▶ _Collected data_:

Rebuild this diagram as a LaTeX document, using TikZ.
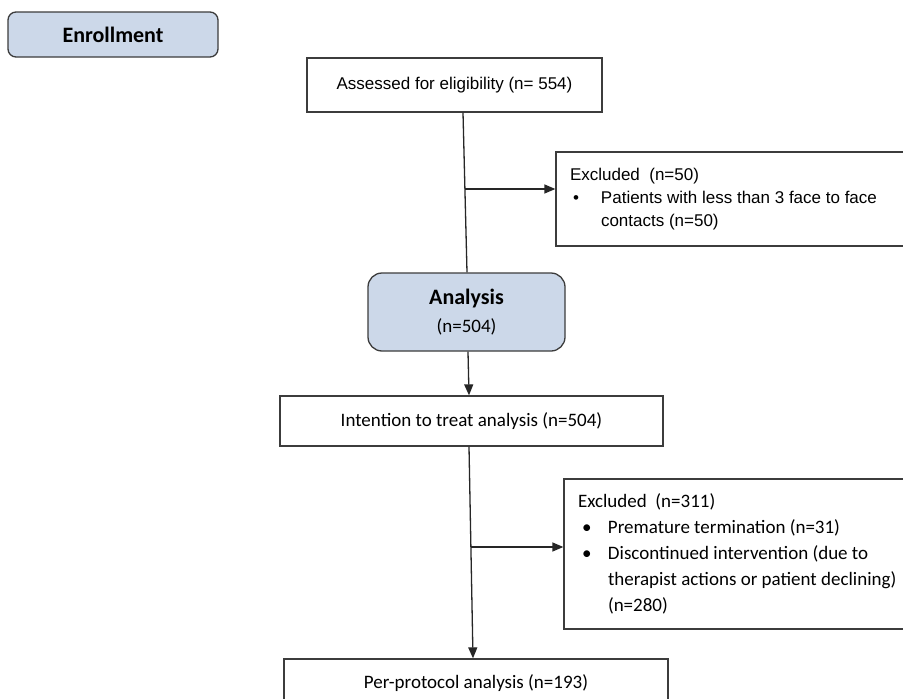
\documentclass[tikz,border=0pt]{standalone}
\usepackage{fontspec}
\setmainfont{Carlito}
\newfontfamily\arialfont{Liberation Sans}
\usetikzlibrary{arrows.meta,calc}
\definecolor{phaseblue}{HTML}{CCD8E9}
\definecolor{edgegray}{HTML}{3C3C3C}

\begin{document}
\begin{tikzpicture}[
    x=1pt, y=-1pt,
    phase/.style={draw=edgegray, line width=1.3pt, fill=phaseblue, rounded corners=14pt},
    stage/.style={draw=edgegray, line width=1.3pt, inner sep=0pt},
    exclbox/.style={stage, align=flush left, inner xsep=14pt},
    trunk/.style={line width=1.3pt, draw=black!85},
    flow/.style={trunk, -{Triangle[length=11pt,width=9pt]}},
    armfont/.style={font=\arialfont\fontsize{17}{23}\selectfont},
    calfont/.style={font=\fontsize{19}{26}\selectfont}
]
    \useasboundingbox (0,0) rectangle (903,699);

    % Phase headers
    \node[phase, rounded corners=8pt, minimum width=210pt, minimum height=45pt,
          font=\bfseries\fontsize{22}{26}\selectfont] (enroll) at (113,34.5) {Enrollment};
    \node[phase, minimum width=197pt, minimum height=78pt, calfont, align=center] (analysis) at (466.5,312)
        {{\bfseries\fontsize{22}{26}\selectfont Analysis}\\[2pt](n=504)};

    % Stages
    \node[stage, armfont, minimum width=295pt, minimum height=54pt] (assess) at (454.5,85)
        {Assessed for eligibility (n= 554)};
    \node[stage, calfont, minimum width=383pt, minimum height=50pt] (itt) at (471.5,421)
        {Intention to treat analysis (n=504)};
    \node[stage, calfont, minimum width=384pt, minimum height=48pt] (pp) at (476,683)
        {Per-protocol analysis (n=193)};

    % Exclusions
    \node[exclbox, armfont, text width=341pt, minimum height=94pt] (excla) at (740.5,199)
        {Excluded\ \ (n=50)\\
         \hspace*{3pt}\makebox[28pt][l]{\textbullet}Patients with less than 3 face to face\\
         \hspace*{31pt}contacts (n=50)};
    \node[exclbox, calfont, text width=333pt, minimum height=150pt] (exclb) at (744.5,554)
        {Excluded\ \ (n=311)\\
         \hspace*{4pt}\makebox[26pt][l]{\textbullet}Premature termination (n=31)\\
         \hspace*{4pt}\makebox[26pt][l]{\textbullet}Discontinued intervention (due to\\
         \hspace*{30pt}therapist actions or patient declining)\\
         \hspace*{30pt}(n=280)};

    % Connectors
    \coordinate (topa) at ([xshift=8.5pt]assess.south);
    \coordinate (bota) at ([xshift=0.5pt]analysis.north);
    \coordinate (forka) at ($(topa)!0.478!(bota)$);
    \draw[trunk] (topa) -- (bota);
    \draw[flow] (forka) -- (forka -| excla.west);

    \draw[flow] ([xshift=1.5pt]analysis.south) -- ([xshift=-2.5pt]itt.north);

    \coordinate (topb) at ([xshift=-2.5pt]itt.south);
    \coordinate (botb) at ([xshift=-3pt]pp.north);
    \coordinate (forkb) at ($(topb)!0.474!(botb)$);
    \draw[flow] (topb) -- (botb);
    \draw[flow] (forkb) -- (forkb -| exclb.west);
\end{tikzpicture}
\end{document}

▶ _Written instruction_: Copy the data word for word. Pictures do not go in the copy.

▶ _Solved exercise_:
Rebuild this diagram as a LaTeX document, using TikZ.
\documentclass[tikz,border=0pt]{standalone}
\usepackage{fontspec}
\setmainfont{Carlito}
\newfontfamily\arialfont{Liberation Sans}
\usetikzlibrary{arrows.meta,calc}
\definecolor{phaseblue}{HTML}{CCD8E9}
\definecolor{edgegray}{HTML}{3C3C3C}

\begin{document}
\begin{tikzpicture}[
    x=1pt, y=-1pt,
    phase/.style={draw=edgegray, line width=1.3pt, fill=phaseblue, rounded corners=14pt},
    stage/.style={draw=edgegray, line width=1.3pt, inner sep=0pt},
    exclbox/.style={stage, align=flush left, inner xsep=14pt},
    trunk/.style={line width=1.3pt, draw=black!85},
    flow/.style={trunk, -{Triangle[length=11pt,width=9pt]}},
    armfont/.style={font=\arialfont\fontsize{17}{23}\selectfont},
    calfont/.style={font=\fontsize{19}{26}\selectfont}
]
    \useasboundingbox (0,0) rectangle (903,699);

    % Phase headers
    \node[phase, rounded corners=8pt, minimum width=210pt, minimum height=45pt,
          font=\bfseries\fontsize{22}{26}\selectfont] (enroll) at (113,34.5) {Enrollment};
    \node[phase, minimum width=197pt, minimum height=78pt, calfont, align=center] (analysis) at (466.5,312)
        {{\bfseries\fontsize{22}{26}\selectfont Analysis}\\[2pt](n=504)};

    % Stages
    \node[stage, armfont, minimum width=295pt, minimum height=54pt] (assess) at (454.5,85)
        {Assessed for eligibility (n= 554)};
    \node[stage, calfont, minimum width=383pt, minimum height=50pt] (itt) at (471.5,421)
        {Intention to treat analysis (n=504)};
    \node[stage, calfont, minimum width=384pt, minimum height=48pt] (pp) at (476,683)
        {Per-protocol analysis (n=193)};

    % Exclusions
    \node[exclbox, armfont, text width=341pt, minimum height=94pt] (excla) at (740.5,199)
        {Excluded\ \ (n=50)\\
         \hspace*{3pt}\makebox[28pt][l]{\textbullet}Patients with less than 3 face to face\\
         \hspace*{31pt}contacts (n=50)};
    \node[exclbox, calfont, text width=333pt, minimum height=150pt] (exclb) at (744.5,554)
        {Excluded\ \ (n=311)\\
         \hspace*{4pt}\makebox[26pt][l]{\textbullet}Premature termination (n=31)\\
         \hspace*{4pt}\makebox[26pt][l]{\textbullet}Discontinued intervention (due to\\
         \hspace*{30pt}therapist actions or patient declining)\\
         \hspace*{30pt}(n=280)};

    % Connectors
    \coordinate (topa) at ([xshift=8.5pt]assess.south);
    \coordinate (bota) at ([xshift=0.5pt]analysis.north);
    \coordinate (forka) at ($(topa)!0.478!(bota)$);
    \draw[trunk] (topa) -- (bota);
    \draw[flow] (forka) -- (forka -| excla.west);

    \draw[flow] ([xshift=1.5pt]analysis.south) -- ([xshift=-2.5pt]itt.north);

    \coordinate (topb) at ([xshift=-2.5pt]itt.south);
    \coordinate (botb) at ([xshift=-3pt]pp.north);
    \coordinate (forkb) at ($(topb)!0.474!(botb)$);
    \draw[flow] (topb) -- (botb);
    \draw[flow] (forkb) -- (forkb -| exclb.west);
\end{tikzpicture}
\end{document}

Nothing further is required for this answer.